Python Quiz
Duncan Booth
duncan at NOSPAMrcp.co.uk
Wed Jul 16 05:55:16 EDT 2003
pythonguy at Hotpop.com (Anand Pillai) wrote in
news:84fc4588.0307152253.20858619 at posting.google.com:
> Hi Pythonistas,
>
> I have placed a quiz on Python on the trivia site www.funtrivia.com.
> Here is the link.
>
> http://www.funtrivia.com/quizdetails.cfm?id=139672
>
> Looks like it is the first quiz on Python on this site.
>
> Please try it out if you like quizzing.
> Let me know if there are any factual errors.
>
I think that questions 4 and 8 leave something to be desired.

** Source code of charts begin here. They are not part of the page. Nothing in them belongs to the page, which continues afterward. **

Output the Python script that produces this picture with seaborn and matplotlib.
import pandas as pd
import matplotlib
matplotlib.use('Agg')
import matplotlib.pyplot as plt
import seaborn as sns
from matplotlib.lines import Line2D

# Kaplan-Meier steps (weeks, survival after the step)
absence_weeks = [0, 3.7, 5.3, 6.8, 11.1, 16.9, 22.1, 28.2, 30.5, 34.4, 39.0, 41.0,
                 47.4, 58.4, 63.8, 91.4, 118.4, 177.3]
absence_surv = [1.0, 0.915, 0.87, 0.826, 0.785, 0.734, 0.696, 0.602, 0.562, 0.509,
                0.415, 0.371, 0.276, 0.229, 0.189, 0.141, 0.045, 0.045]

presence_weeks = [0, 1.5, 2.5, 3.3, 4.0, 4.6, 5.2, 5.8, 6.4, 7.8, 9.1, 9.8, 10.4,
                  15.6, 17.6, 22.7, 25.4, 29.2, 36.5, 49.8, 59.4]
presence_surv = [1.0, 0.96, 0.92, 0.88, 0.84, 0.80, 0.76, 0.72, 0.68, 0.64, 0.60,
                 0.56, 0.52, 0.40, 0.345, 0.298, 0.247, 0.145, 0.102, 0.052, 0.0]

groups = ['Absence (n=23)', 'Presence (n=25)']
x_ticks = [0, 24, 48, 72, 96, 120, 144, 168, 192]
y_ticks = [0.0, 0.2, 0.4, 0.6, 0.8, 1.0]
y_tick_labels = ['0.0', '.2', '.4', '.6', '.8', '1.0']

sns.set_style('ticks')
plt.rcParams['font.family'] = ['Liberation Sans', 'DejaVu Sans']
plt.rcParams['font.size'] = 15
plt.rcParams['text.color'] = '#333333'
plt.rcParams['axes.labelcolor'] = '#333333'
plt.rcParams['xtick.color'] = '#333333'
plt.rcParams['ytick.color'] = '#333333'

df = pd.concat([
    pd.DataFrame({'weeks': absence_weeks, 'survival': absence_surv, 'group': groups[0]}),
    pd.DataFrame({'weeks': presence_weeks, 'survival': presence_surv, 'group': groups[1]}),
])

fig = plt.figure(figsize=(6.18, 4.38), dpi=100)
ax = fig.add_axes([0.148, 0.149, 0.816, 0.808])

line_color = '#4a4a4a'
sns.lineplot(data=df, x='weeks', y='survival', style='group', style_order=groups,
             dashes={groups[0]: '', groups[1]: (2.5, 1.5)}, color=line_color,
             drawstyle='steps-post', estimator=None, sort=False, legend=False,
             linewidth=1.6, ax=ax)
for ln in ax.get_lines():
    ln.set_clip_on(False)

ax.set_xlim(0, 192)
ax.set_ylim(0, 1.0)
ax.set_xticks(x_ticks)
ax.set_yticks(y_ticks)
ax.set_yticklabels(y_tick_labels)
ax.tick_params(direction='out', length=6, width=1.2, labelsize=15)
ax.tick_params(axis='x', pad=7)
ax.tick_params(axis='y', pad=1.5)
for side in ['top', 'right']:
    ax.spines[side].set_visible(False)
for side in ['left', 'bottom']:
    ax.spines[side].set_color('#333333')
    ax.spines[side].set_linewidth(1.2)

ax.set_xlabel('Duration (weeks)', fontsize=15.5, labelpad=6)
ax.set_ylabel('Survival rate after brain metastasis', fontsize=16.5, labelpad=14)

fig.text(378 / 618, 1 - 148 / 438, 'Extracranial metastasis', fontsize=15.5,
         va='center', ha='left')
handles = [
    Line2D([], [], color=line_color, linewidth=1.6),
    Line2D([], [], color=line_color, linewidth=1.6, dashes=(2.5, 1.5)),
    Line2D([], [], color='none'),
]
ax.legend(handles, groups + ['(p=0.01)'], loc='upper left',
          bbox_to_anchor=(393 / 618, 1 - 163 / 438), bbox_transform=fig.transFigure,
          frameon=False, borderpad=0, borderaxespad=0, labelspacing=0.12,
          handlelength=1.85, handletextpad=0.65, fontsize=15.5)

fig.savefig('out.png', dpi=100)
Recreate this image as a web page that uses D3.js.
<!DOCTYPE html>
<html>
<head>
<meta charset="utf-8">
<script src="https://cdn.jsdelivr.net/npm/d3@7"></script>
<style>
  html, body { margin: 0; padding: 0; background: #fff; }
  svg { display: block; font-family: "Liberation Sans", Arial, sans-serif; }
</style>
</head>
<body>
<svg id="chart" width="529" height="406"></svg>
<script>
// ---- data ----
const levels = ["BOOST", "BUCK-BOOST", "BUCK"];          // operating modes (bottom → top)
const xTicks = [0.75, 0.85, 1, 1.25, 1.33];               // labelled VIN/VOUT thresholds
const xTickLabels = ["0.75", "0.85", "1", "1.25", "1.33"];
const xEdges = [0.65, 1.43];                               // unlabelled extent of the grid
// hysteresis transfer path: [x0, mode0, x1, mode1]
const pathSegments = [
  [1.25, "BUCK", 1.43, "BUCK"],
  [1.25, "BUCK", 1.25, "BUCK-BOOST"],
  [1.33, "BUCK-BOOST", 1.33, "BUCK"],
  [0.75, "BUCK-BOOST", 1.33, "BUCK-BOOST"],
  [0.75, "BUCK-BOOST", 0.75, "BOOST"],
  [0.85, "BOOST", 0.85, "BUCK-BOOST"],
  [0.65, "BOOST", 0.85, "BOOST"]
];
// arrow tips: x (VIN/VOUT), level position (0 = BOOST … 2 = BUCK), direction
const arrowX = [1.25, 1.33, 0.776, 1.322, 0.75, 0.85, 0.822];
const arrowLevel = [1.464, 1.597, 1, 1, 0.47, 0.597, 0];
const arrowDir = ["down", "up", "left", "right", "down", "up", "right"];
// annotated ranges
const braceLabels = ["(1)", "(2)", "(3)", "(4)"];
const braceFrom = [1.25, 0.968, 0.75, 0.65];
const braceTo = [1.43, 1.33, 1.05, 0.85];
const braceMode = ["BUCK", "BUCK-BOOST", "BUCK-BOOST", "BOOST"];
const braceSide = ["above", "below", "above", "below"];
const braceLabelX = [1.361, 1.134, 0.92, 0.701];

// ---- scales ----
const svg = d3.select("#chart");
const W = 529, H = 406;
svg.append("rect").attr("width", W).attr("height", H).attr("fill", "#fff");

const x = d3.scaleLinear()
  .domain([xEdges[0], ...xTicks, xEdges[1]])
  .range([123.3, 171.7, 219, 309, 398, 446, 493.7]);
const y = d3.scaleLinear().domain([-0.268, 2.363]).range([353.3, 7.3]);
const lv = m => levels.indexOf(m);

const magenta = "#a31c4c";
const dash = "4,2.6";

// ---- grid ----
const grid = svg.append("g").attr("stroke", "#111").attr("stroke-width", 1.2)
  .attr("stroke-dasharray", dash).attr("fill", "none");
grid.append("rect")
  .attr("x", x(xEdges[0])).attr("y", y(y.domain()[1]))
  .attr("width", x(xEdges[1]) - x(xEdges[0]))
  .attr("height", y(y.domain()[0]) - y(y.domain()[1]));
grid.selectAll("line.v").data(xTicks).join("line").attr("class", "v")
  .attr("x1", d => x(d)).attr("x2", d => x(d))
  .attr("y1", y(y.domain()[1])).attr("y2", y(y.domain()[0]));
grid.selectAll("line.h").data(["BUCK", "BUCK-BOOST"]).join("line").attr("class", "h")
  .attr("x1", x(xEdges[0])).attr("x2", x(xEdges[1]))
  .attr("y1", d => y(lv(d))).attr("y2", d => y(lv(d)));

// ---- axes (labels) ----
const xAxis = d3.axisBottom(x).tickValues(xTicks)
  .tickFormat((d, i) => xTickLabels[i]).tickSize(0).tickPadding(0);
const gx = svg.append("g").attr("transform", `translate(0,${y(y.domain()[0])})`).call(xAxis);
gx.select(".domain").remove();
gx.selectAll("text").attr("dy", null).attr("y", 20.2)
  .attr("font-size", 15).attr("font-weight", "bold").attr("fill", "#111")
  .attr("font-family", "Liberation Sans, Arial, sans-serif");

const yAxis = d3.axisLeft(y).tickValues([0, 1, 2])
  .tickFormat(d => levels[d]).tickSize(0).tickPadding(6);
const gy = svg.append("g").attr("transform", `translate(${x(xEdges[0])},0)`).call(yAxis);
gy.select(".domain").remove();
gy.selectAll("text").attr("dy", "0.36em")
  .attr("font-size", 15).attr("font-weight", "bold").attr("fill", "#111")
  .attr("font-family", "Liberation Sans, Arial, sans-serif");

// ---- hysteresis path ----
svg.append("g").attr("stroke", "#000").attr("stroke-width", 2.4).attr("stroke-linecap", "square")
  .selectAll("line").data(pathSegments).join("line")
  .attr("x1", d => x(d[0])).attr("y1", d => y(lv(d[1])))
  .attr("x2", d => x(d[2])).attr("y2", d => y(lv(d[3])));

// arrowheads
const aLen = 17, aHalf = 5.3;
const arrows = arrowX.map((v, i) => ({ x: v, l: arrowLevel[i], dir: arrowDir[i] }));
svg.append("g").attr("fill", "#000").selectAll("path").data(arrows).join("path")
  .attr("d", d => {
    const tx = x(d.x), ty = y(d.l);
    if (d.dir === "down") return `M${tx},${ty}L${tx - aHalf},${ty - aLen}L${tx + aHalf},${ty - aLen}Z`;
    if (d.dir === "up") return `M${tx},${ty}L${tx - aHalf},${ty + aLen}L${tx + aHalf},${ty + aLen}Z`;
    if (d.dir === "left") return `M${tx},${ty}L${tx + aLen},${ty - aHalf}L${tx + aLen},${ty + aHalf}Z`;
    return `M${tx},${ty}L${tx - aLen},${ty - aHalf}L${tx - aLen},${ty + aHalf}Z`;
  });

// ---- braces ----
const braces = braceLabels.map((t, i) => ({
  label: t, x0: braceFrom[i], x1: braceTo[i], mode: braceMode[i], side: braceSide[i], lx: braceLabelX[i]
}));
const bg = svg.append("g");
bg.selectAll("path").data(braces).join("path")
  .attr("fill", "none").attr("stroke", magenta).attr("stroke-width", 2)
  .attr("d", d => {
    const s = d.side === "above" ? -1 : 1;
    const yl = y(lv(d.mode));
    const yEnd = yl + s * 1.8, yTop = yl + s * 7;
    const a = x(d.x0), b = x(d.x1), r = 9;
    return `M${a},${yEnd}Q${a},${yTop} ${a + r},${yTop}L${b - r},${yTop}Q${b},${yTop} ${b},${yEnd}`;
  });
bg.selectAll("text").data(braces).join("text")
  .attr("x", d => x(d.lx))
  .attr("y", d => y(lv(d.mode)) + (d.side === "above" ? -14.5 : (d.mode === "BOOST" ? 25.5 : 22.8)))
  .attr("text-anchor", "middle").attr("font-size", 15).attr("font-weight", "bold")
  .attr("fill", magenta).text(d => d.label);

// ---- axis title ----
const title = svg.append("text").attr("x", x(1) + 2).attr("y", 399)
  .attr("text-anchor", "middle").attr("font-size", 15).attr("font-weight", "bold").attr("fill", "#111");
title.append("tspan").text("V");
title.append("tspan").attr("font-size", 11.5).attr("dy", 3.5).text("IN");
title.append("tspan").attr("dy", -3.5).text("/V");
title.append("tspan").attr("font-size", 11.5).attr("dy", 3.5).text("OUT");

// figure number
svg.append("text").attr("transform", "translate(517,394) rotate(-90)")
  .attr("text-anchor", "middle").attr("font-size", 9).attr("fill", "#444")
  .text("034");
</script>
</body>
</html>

At this year's ACCU conference, Guido talked somewhat about the history of
Python. He said it was based on ABC, "other influences: Modula-3, C/C++ and
even Smalltalk, Icon, Pascal, Algol-68". By my reckoning that makes two of
the answers to question 4 correct.
On question 8, I'm not aware that Python borrowed anything from Java. Since
it predates Java he couldn't have borrowed anything on day one (does anyone
remember when Guido first got the time machine working?[1]), although
admittedly the language has evolved since then. I suspect the object
oriented similarities come more from a common ancestry. At the same talk as
above he listed Lisp as an anti-influence, so it isn't clear to me whether
lambda &c. were borrowed from CLISP as you claim or from functional
programming generally. OTOH I can't exclude Fortran as an (indirect)
influence. If the syntax for assignment isn't ultimately borrowed from
Fortran, where did it come from?
[1] First Python reference to a time machine I can find is Paul Prescod in
April 1998 proposing its construction, although it was obviously fully
operational by September 1998.
--
Duncan Booth duncan at rcp.co.uk
int month(char *p){return(124864/((p[0]+p[1]-p[2]&0x1f)+1)%12)["\5\x8\3"
"\6\7\xb\1\x9\xa\2\0\4"];} // Who said my code was obscure?